Tercer domingo de Pascua
El evangelio nos presenta la escena de dos de los discípulos que regresan a casa, a Emaús. Para ellos, tal vez, el proyecto de fe que un día los llevó a dejar todo para seguir a Jesús, ahora ya no tiene sentido, pues lo han visto morir en la Cruz. Pero Cristo resucitado se convierte en el peregrino que quiere acompañar a todos, sobre todo, al que camina con un corazón confundido. Está siempre dispuesto a esclarecerlo todo.
En esta escena, los discípulos de Emaús tuvieron dos aciertos fundamentales:
Uno, se dejaron acompañar por Jesús. Por eso, Él aprovecha y empieza a explicarles las Escrituras. De hecho, Jesús siempre quiere caminar con nosotros, pero podemos permanecer con la mente embotada, centrada solo en las esperanzas temporales.
El otro gran acierto de los discípulos de Emaús fue invitar a aquel peregrino a quedarse en su casa. Dice el evangelio: “Ya cerca del pueblo a donde se dirigían, Él hizo como que iba más lejos, pero ellos le insistieron, diciendo: Quédate con nosotros, porque ya es tarde y pronto va a oscurecer”. Él se quedó, y cuando estaban a la mesa, “tomó el pan, pronunció la bendición, lo partió y se lo dio. Entonces se les abrieron los ojos y lo reconocieron”.

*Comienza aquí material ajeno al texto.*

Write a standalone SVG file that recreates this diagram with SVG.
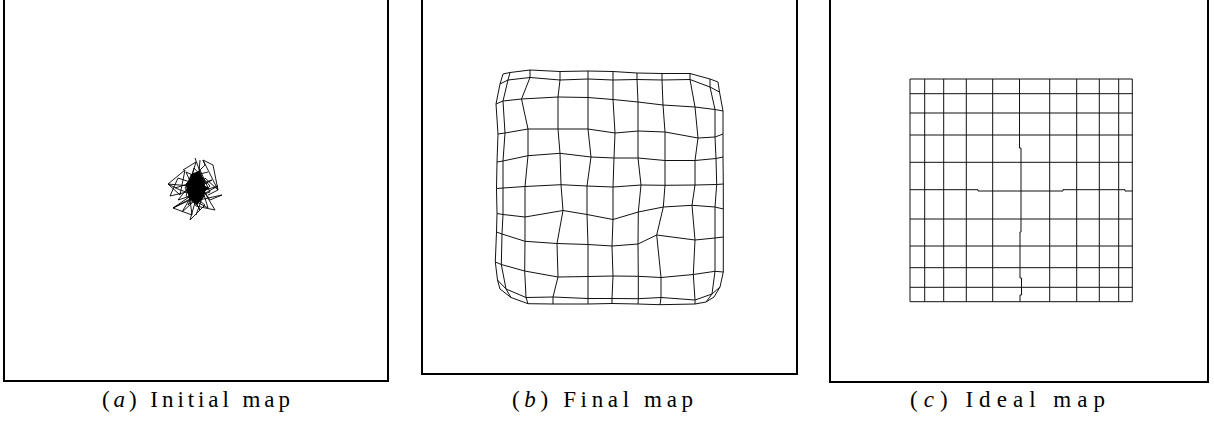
<svg xmlns="http://www.w3.org/2000/svg" width="1214" height="429" viewBox="0 0 1214 429">
<style>
.frame{fill:none;stroke:#000;stroke-width:2}
.grid{fill:none;stroke:#111;stroke-width:1;stroke-linejoin:round}
.tangle{fill:none;stroke:#000;stroke-width:0.9;stroke-linejoin:miter}
.cap{font-family:"Liberation Serif","Times New Roman",serif;font-size:23px;fill:#000}
</style>
<rect width="1214" height="429" fill="#fff"/>
<g id="panel-a">
<rect class="frame" x="4" y="-10" width="384" height="391"/>
<g id="initial-map">
<polygon points="191,174 199,171 205,182 204,197 197,205 189,199 186,186" fill="#000"/>
<polygon points="194,180 209,188 200,196" fill="#000"/>
<path class="tangle" d="M195,158 L203,180 L186,172 L196,195 L180,190 L168,184 L190,186 L200,170 L210,192 L188,200 L173,208 L192,195 L205,205 L190,220 L198,192"/>
<path class="tangle" d="M203,160 L213,165 L218,190 L205,178 L199,200 L222,195 L210,200 L200,185 L215,210 L196,206 L185,188 L192,176 L208,172"/>
<path class="tangle" d="M183,170 L196,162 L190,182 L178,178 L170,196 L195,190 L182,212 L200,196 L218,186 L205,190 L196,215"/>
<path class="tangle" d="M175,188 L200,180 L188,205 L210,186 L194,168 L186,196 L208,208 L198,175 L178,200 L203,192"/>
<path class="tangle" d="M200,160 L198,185 L212,180 L190,192 L200,210 L186,184 L205,165 L203,160"/>
<path class="tangle" d="M168,184 L185,170 L180,195 L168,184 M173,208 L190,200 L192,215 L173,208 M203,160 L218,190 L208,195"/>
</g>
<text class="cap" x="102" y="407" textLength="188" lengthAdjust="spacing">(<tspan font-style="italic">a</tspan>) Initial map</text>
</g>
<g id="panel-b">
<rect class="frame" x="422" y="-10" width="375" height="384" stroke="#222"/>
<g id="final-map" class="grid">
<polyline points="503,74 510,72.5 530,70 560,71.5 588,71 613,71.5 637,73 662,73.5 690,73.5 710,79 718,82"/>
<polyline points="500,84 508,80 530,77.5 560,80 588,79 613,80 637,79.5 662,80 690,79.5 710,87 719.5,92"/>
<polyline points="496,104 503,101 521.5,99 558,97 588,97.5 613,99.5 638,102 663,105 695,107 715,109.5 723,111"/>
<polyline points="498,134 505,133 528,129 558,129 588,129 615,133 638,131 665,132 698,138 715,137 723,134"/>
<polyline points="497,162 503,161 528,155.7 560,153.3 591,157 614,158 638,158 665,160.5 695,160.5 716,158.5 723,157"/>
<polyline points="496.5,188.5 503,188 525,186.5 561,184.7 587,186 613,187 641,185 665,185.3 695,185 716.7,184.5 723.3,184"/>
<polyline points="497,213.5 503,214.5 525,217 563,210.5 587,214.5 613,219.5 638.3,212 663.3,207 692,205.3 715,207 723.3,209"/>
<polyline points="496.5,232 502,234 525,241.3 557,243.5 588,244.5 612,246 638,244 656.7,235 695,240 715,238 723.3,237"/>
<polyline points="495.3,262 501.3,264.5 524.7,271 558,277 588,276.5 613,276 638.3,276.3 661,277.5 693.3,274.5 715,271.3 723.3,272"/>
<polyline points="497.5,280 506,289 526,297.5 553,297 588,298.5 612,298.5 638.3,298.7 661,297.5 695,300 712,294 720,287"/>
<polyline points="500,289 511,297.5 528,303.7 553,304 588,304 612,303.5 638,304 660,304.7 695,304 706,302 714,297"/>
<polyline points="503,74 500,84 496,104 498,134 497,162 496.5,188.5 497,213.5 496.5,232 495.3,262 497.5,280 500,289"/>
<polyline points="510,72.5 508,80 503,101 505,133 503,161 503,188 503,214.5 502,234 501.3,264.5 506,289 511,297.5"/>
<polyline points="530,70 530,77.5 521.5,99 528,129 528,155.7 525,186.5 525,217 525,241.3 524.7,271 526,297.5 528,303.7"/>
<polyline points="560,71.5 560,80 558,97 558,129 560,153.3 561,184.7 563,210.5 557,243.5 558,277 553,297 553,304"/>
<polyline points="588,71 588,79 588,97.5 588,129 591,157 587,186 587,214.5 588,244.5 588,276.5 588,298.5 588,304"/>
<polyline points="613,71.5 613,80 613,99.5 615,133 614,158 613,187 613,219.5 612,246 613,276 612,298.5 612,303.5"/>
<polyline points="637,73 637,79.5 638,102 638,131 638,158 641,185 638.3,212 638,244 638.3,276.3 638.3,298.7 638,304"/>
<polyline points="662,73.5 662,80 663,105 665,132 665,160.5 665,185.3 663.3,207 656.7,235 661,277.5 661,297.5 660,304.7"/>
<polyline points="690,73.5 690,79.5 695,107 698,138 695,160.5 695,185 692,205.3 695,240 693.3,274.5 695,300 695,304"/>
<polyline points="710,79 710,87 715,109.5 715,137 716,158.5 716.7,184.5 715,207 715,238 715,271.3 712,294 706,302"/>
<polyline points="718,82 719.5,92 723,111 723,134 723,157 723.3,184 723.3,209 723.3,237 723.3,272 720,287 714,297"/>
</g>
<text class="cap" x="512" y="407" textLength="181" lengthAdjust="spacing">(<tspan font-style="italic">b</tspan>) Final map</text>
</g>
<g id="panel-c">
<rect class="frame" x="830" y="-10" width="378" height="392"/>
<g id="ideal-map" class="grid">
<rect x="910" y="79" width="222.3" height="222.7"/>
<line x1="924.7" y1="79" x2="924.7" y2="301.7"/>
<line x1="943.7" y1="79" x2="943.7" y2="301.7"/>
<line x1="966.3" y1="79" x2="966.3" y2="301.7"/>
<line x1="992.7" y1="79" x2="992.7" y2="301.7"/>
<polyline points="1019.5,79 1019.5,148 1021,148 1021,232 1020,232 1020,278 1021.5,278 1021.5,295 1020,295 1020,301.7"/>
<line x1="1049.7" y1="79" x2="1049.7" y2="301.7"/>
<line x1="1076.7" y1="79" x2="1076.7" y2="301.7"/>
<line x1="1099.3" y1="79" x2="1099.3" y2="301.7"/>
<line x1="1118.7" y1="79" x2="1118.7" y2="301.7"/>
<line x1="910" y1="93.7" x2="1132.3" y2="93.7"/>
<line x1="910" y1="113" x2="1132.3" y2="113"/>
<line x1="910" y1="135" x2="1132.3" y2="135"/>
<line x1="910" y1="162.3" x2="1132.3" y2="162.3"/>
<polyline points="910,189.7 978,189.7 978,191 1063,191 1063,189.7 1125,189.7 1125,191 1132.3,191"/>
<line x1="910" y1="219" x2="1132.3" y2="219"/>
<line x1="910" y1="246" x2="1132.3" y2="246"/>
<line x1="910" y1="267.7" x2="1132.3" y2="267.7"/>
<line x1="910" y1="287.3" x2="1132.3" y2="287.3"/>
</g>
<text class="cap" x="910" y="407" textLength="195" lengthAdjust="spacing">(<tspan font-style="italic">c</tspan>) Ideal map</text>
</g>
</svg>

En la Eucaristía, explicaba San Juan Pablo II, la gloria está velada porque, a simple vista, no diría nada. Mas, es el misterio de fe por excelencia. Pero, precisamente, a través del misterio del ocultamiento total, Cristo se convierte en misterio de luz, gracias al cual el creyente se introduce en las profundidades de la vida divina.
“La Eucaristía es luz, ante todo, porque en cada Misa la liturgia de la Palabra de Dios precede a la liturgia eucarística, en la unidad de las dos «mesas», la de la Palabra y la del Pan” (Juan Pablo II, MND). Así lo vemos, por ejemplo, en el evangelio de San Juan, donde el evento de la última cena, está precedido por la enseñanza de Jesús: «Mi carne es verdadera comida y mi sangre es verdadera bebida» (Jn 6,55), lo cual puso en crisis a gran parte de los oyentes, al grado que muchos se retiraron. No así Pedro y los apóstoles, ni la Iglesia de todos los tiempos: «Señor, ¿a quién vamos a acudir? Tú tienes palabras de vida eterna» Jn. 6,68. (Cfr. Juan Pablo II, MND).
Lo mismo sucedió en la escena de Emaús: Cristo despertó su corazón explicándoles las escrituras: «comenzando por Moisés y siguiendo por los profetas», les hizo ver cómo «toda la Escritura» habla de su persona (cf. Lc 24,27). Sus palabras hacen «arder» los corazones de los discípulos, los sacan de la oscuridad de la tristeza y desesperación y suscitan en ellos el deseo de permanecer con Él: «Quédate con nosotros, Señor» (cf. Lc24,29). Y le reconocieron en la fracción del Pan.
“Quédate con nosotros Señor”, pues sólo en tu presencia viva podemos entenderlo todo. Cada vez que la Iglesia celebra la Eucaristía, los fieles pueden revivir, de algún modo, la experiencia de los dos discípulos de Emaús: dejarse instruir para poder abrir el corazón y reconocerle en la fracción del Pan (Juan Pablo II, Ecclesia de Eucharistia, 6).
El enfermo nunca se siente tan fuerte como cuando con profunda fe, recibe a Jesús en la Eucaristía. El pecador se siente verdaderamente perdonado cuando tiene la posibilidad de postrarse de rodillas ante Jesús, presente en la Hostia santa, para adorarlo y reconocerlo con profundo amor. Por eso, no dudemos en decirle: “Quédate con nosotros, Señor”.
Este misterio no se explica por la ciencia, porque no alcanza. Pero lo que experimenta el corazón humilde, que con profunda fe implora a Jesús: “Quédate con nosotros, Señor, porque sin ti la vida se hace oscura”.
“Quédate en nuestras familias, ilumínalas en sus dudas, sostenlas en sus dificultades, consuélalas en sus sufrimientos y en la fatiga de cada día… Quédate en nuestros hogares, para que sigan siendo nidos donde nazca la vida humana abundante y generosamente, donde se acoja, se ame, se respete la vida desde su concepción hasta su término natural. Quédate, Señor, con aquellos que en nuestras sociedades son más vulnerables… Quédate, Señor, con nuestros niños y con nuestros jóvenes, que son la esperanza y la riqueza…” (Benedicto XVI).